December 4, 2008

Augustine on facial expressions

Natural signs are those which make another thing known without any will or desire of signifying anything, the way that smoke signifies fire. For smoke does not signify because it wishes to; rather, through observation and contemplation of things experienced it is known that where smoke can be seen, there is fire beneath it. The footprint of a passing animal pertains to this genus. And the affections of a sad or angry soul are signified in the face independently of the sad or angry person's will. And any other movement of the soul may be given away on the face's indication, whatever our will in the matter.

On Christian Teaching 2.I.2, ca. 397 (rev. 427)

December 3, 2008

Augustine on number II

"The third class of mental images has mostly to do with numbers and dimensions, which exist partly in the nature of things (as when an image of the whole world springs to the mind of one who has just learned its shape), and partly in the study of geometrical figures, musical rhythms, and the infinite variety of numbers. Though I affirm that a true understanding of these things is possible, it is also true that they engender false images which are hard for reason to overcome. What is more, the very practice of dialectic is vulnerable to this evil, since in our divisions and conclusions we use mental images the way we might use counting-pebbles."

"The mind dwells on a mixture of whatever nature endows with imitable form, including things which may never have been perceived externally. But although the mind is present in everything, the origin of images is not in the mind. This is nothing to be surprised at, given that (despite our best efforts) we are not cognizant of our bodily expression and complexion before, in the throes of joy, displeasure and other such movements of the soul, we set their images in our faces. What is worthy of your surprise and contemplation is the way expressions are made to follow affections by the action of hidden numbers in the soul, independent of any drummed-up image of a bodily form. From this I hope that, when you perceive how many of the soul's movements are free of those images into which you are now inquiring, you will understand that the least likely movement by which [true knowledge of] a given body may come to the mind is meditation on sensible forms, which I do not believe the mind can experience without using the body and its senses."

Letter 7 (to Nebridius):4, 7, ca. 387/8.

November 30, 2008

Viermolengang Tweemanspolder

Augustine on number

"I find it very strange that most people esteem wisdom but consider number to be of little value, when clearly they are one and the same thing.
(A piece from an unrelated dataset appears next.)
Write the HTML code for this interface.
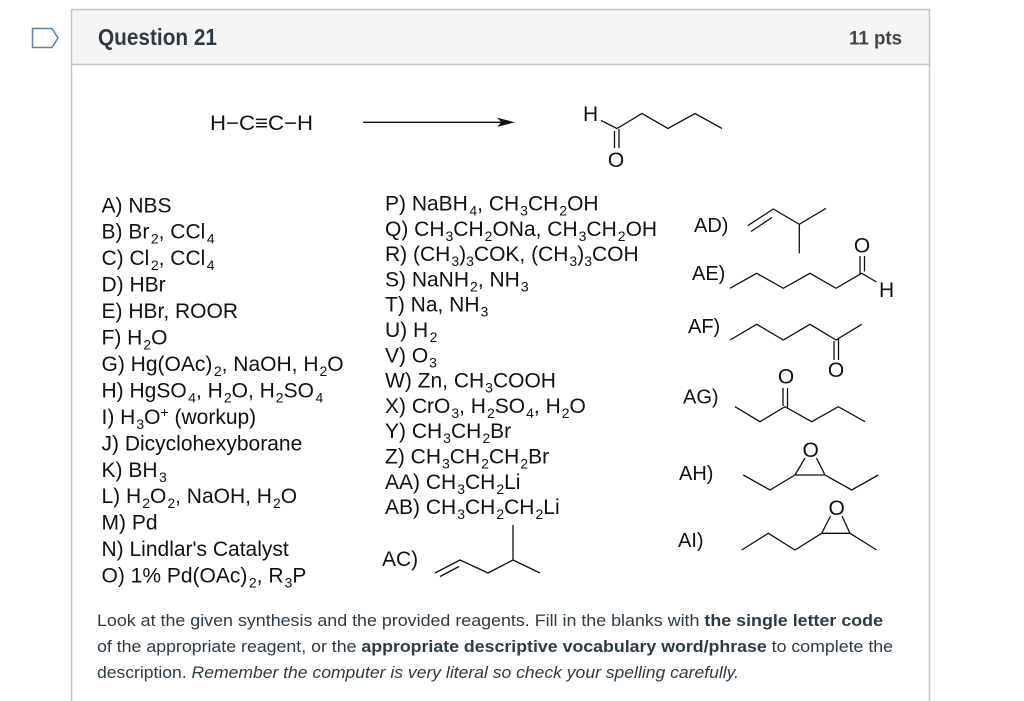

True, Scripture says that wisdom 'reacheth from one end to another mightily, and sweetly doth she order all things.'. But perhaps the power that reaches mightily from one end to the other is number, and what is properly called wisdom is that which orders all things sweetly, with both powers belonging to wisdom as a whole.

"Wisdom gave numbers to all things, no matter the lowliness or loftiness of their station within the material realm. While bodies (being lofty) of course have number, the power to be wise was not given to them all, nor to all souls. But to rational beings wisdom gave enough to serve as an interior seat, from which to 'order all things' endowed with number, no matter how lowly. Because our judgments on bodies are made with the same ease as our judgments on things ordered lowlier than us, the numbers of which we perceive stamped into them, we therefore reckon numbers themselves to be beneath us, and consider them of little value. But when we begin to look above ourselves as well as below, we find that numbers transcend our minds and are permanently fixed in truth itself."

On Free Choice of the Will 2.II.30-1 (ca. 394/5 CE)

November 29, 2008

Philolaus of Croton

“All things which are known have number. For it is impossible that anything at all be recognized or known, without this.”

"Number has two types all its own, odd and even... And of both types there are many forms, which each particular thing indicates [autò sēmaínei]."

44B4-5 (DK)

November 28, 2008

A simile of Empedocles

As when painters -- men about their craft
through craft instructed -- fill in upright panels
and lay their hands to multicolored substances,
in concert mixing more of some and less of others,
and arrange them into forms like unto all things,
putting forth trees and men along with women
and beasts with birds and fish nursed on water
and, superlative in honor, gods of long tenure:
Go therefore with wits ungulled into believing the source of mortal things
is any different, no matter how unutterably many come into view.
Instead, take this on divine authority for certain knowledge.

Fragment 31B21 (DK)

November 11, 2008

A story of the painter Apelles

They say that when he was painting a horse, he became so frustrated in his wish to depict the horse's lather that he flung the sponge he used for wiping pigments off his brushes—and that its impact on the picture replicated the lather of a horse.